REPUBLIKA.CO.ID, JAKARTA -- Direktur Pencegahan dan Pengendalian Penyakit Menular Kementerian Kesehatan Imran Pambudi mengatakan bahwa program nyamuk ber-wolbachia yang digunakan untuk mengatasi demam berdarah dengue kini diimplementasikan di enam kota.
"Jadi ada lima kota yang sudah jalan dan satu lagi Denpasar," ujar Imran dalam gelar wicara #Ayo3mplusvaksinDBD di Jakarta, Kamis (21/3/2024).
Selain Denpasar, kota- kota tersebut adalah Semarang, Bandung, Jakarta Barat, Bontang, dan Kupang.
Wolbachia adalah bakteri alami pada 60 persen serangga, dan dalam tubuh nyamuk Aedes aegypti, dapat menurunkan replikasi virus dengue, sehingga dapat mengurangi kemampuan nyamuk itu dalam menularkan demam berdarah.
Dia menjelaskan bahwa penelitian tentang wolbachia telah dilakukan berbagai negara oleh berbagai ahli, dan berbagai diskusi ilmiah menjelaskan bahwa penggunaan bakteri tersebut aman.
Menurutnya, partisipasi dan dukungan masyarakat mengenai wolbachia masih rendah karena minimnya informasi serta banyaknya hoaks yang beredar.

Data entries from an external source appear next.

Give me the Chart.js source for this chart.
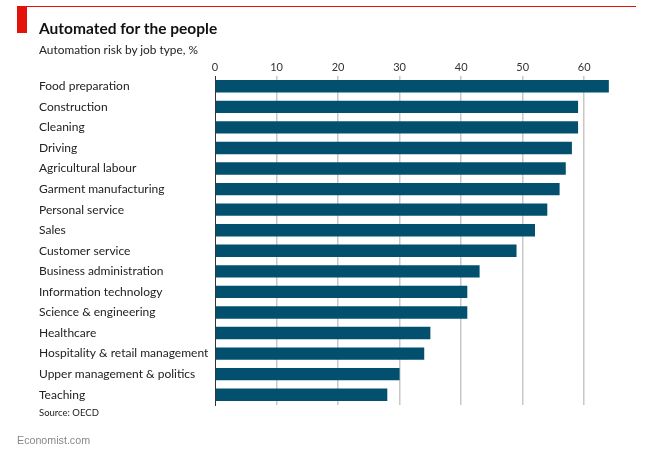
<!DOCTYPE html>
<html>
<head>
<meta charset="utf-8">
<script src="https://cdn.jsdelivr.net/npm/chart.js@4/dist/chart.umd.min.js"></script>
<style>
  html, body { margin:0; padding:0; background:#fff; }
  #wrap { position:relative; width:655px; height:468px; overflow:hidden; }
  canvas { position:absolute; left:0; top:0; }
  .t { position:absolute; white-space:nowrap; }
</style>
</head>
<body>
<div id="wrap">
  <canvas id="c" width="655" height="468"></canvas>
  <div class="t" style="left:17px;top:6px;width:10px;height:27px;background:#e3120b"></div>
  <div class="t" style="left:17px;top:6px;width:619px;height:1px;background:#e3120b"></div>
  <div class="t" style="left:39px;top:19px;font:bold 15.5px Lato;color:#111">Automated for the people</div>
  <div class="t" style="left:39px;top:42px;font:11.85px Lato;color:#222">Automation risk by job type, %</div>
  <div class="t" style="left:39px;top:407px;font:9.5px Lato;color:#222">Source: OECD</div>
  <div class="t" style="left:17px;top:434px;font:10.7px 'Liberation Sans';color:#888">Economist.com</div>
</div>
<script>
const categories = ["Food preparation","Construction","Cleaning","Driving","Agricultural labour","Garment manufacturing","Personal service","Sales","Customer service","Business administration","Information technology","Science & engineering","Healthcare","Hospitality & retail management","Upper management & politics","Teaching"];
const riskValues = [64,59,59,58,57,56,54,52,49,43,41,41,35,34,30,28];
const xTicks = [0,10,20,30,40,50,60];

const labelFont = 'Lato';

new Chart(document.getElementById('c'), {
  type: 'bar',
  data: {
    labels: categories,
    datasets: [{
      data: riskValues,
      backgroundColor: '#03506e',
      borderWidth: 0,
      barPercentage: 0.6,
      categoryPercentage: 1
    }]
  },
  options: {
    indexAxis: 'y',
    responsive: false,
    animation: false,
    devicePixelRatio: 1,
    layout: { padding: { left: 39, right: 40, top: 55, bottom: 63 } },
    plugins: { legend: { display: false }, tooltip: { enabled: false } },
    scales: {
      x: {
        position: 'top',
        min: 0, max: 65,
        afterBuildTicks: s => { s.ticks = xTicks.map(v => ({ value: v })); },
        afterFit: s => { s.height = 21; },
        grid: {
          drawTicks: false,
          color: c => (c.tick && c.tick.value === 0) ? 'rgba(0,0,0,0)' : '#c8c8c8',
          lineWidth: 1.5
        },
        border: { display: false },
        ticks: { padding: 1.5, color: '#333', font: { family: labelFont, size: 11 } }
      },
      y: {
        afterFit: s => { s.width = 176; },
        grid: { display: false, drawTicks: false },
        border: { display: true, color: '#333', width: 1 },
        ticks: { crossAlign: 'far', padding: 0, color: '#222', font: { family: labelFont, size: 12 } }
      }
    }
  }
});
</script>
</body>
</html>
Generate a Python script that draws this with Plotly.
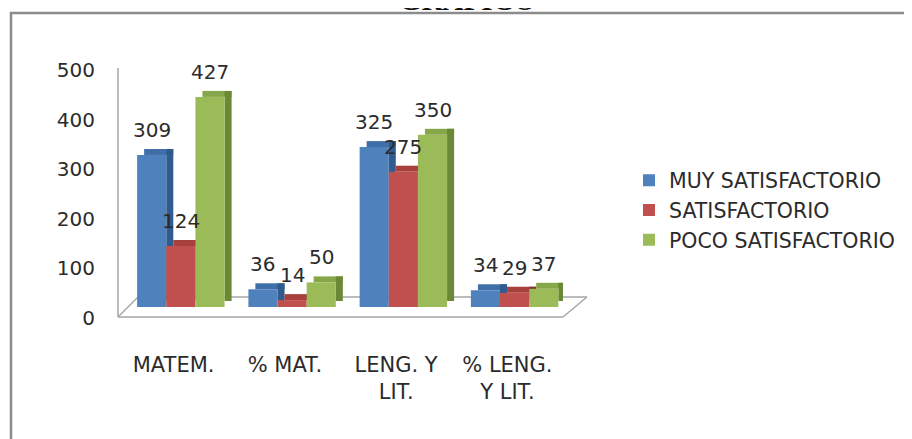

Dalam kesempatan itu dia meminta media massa untuk turut menyebarkan informasi yang benar mengenai program tersebut guna mengedukasi masyarakat.
Dia menilai selain inovasi berupa nyamuk ber-wolbachia, perlu inovasi yang lain guna menanggulangi penyakit itu, contohnya vaksin untuk dengue.
Sejauh ini, kata dia, terdapat dua vaksin, yaitu Dengvaxia yang diberikan pada anak berusia 9-16 tahun, namun perlu skrining awal status serologi terlebih dahulu.
"Sedangkan yang vaksin Qdenga itu rentangnya bisa lebih lebar, usianya sampai 45 tahun, diberikan dosisnya dua kali dan tanpa skrining awal," katanya.
Imran menyebutkan bahwa vaksin dengue tersebut telah masuk program daerah meski secara terbatas, contohnya Kalimantan Timur pada tahun lalu.
"Jadi untuk anak-anak usia sekolah, usia ini kelas 3, 4, dan 6 itu di kota Balikpapan," katanya.
Dalam kesempatan itu dia menggarisbawahi bahwa demam berdarah dengue masih menjadi masalah kesehatan, dan masih menjadi beban yang cukup tinggi dan sering menimbulkan kejadian luar biasa serta kematian, baik di dunia maupun di Indonesia.
Dia mengutip WHO, yang menyebutkan bahwa 3,9 miliar orang dari 128 negara berisiko terkena DBD. Adapun lebih 100 dari negara tersebut adalah negara endemis, dan mayoritas berada di Afrika, Asia dan Amerika Latin.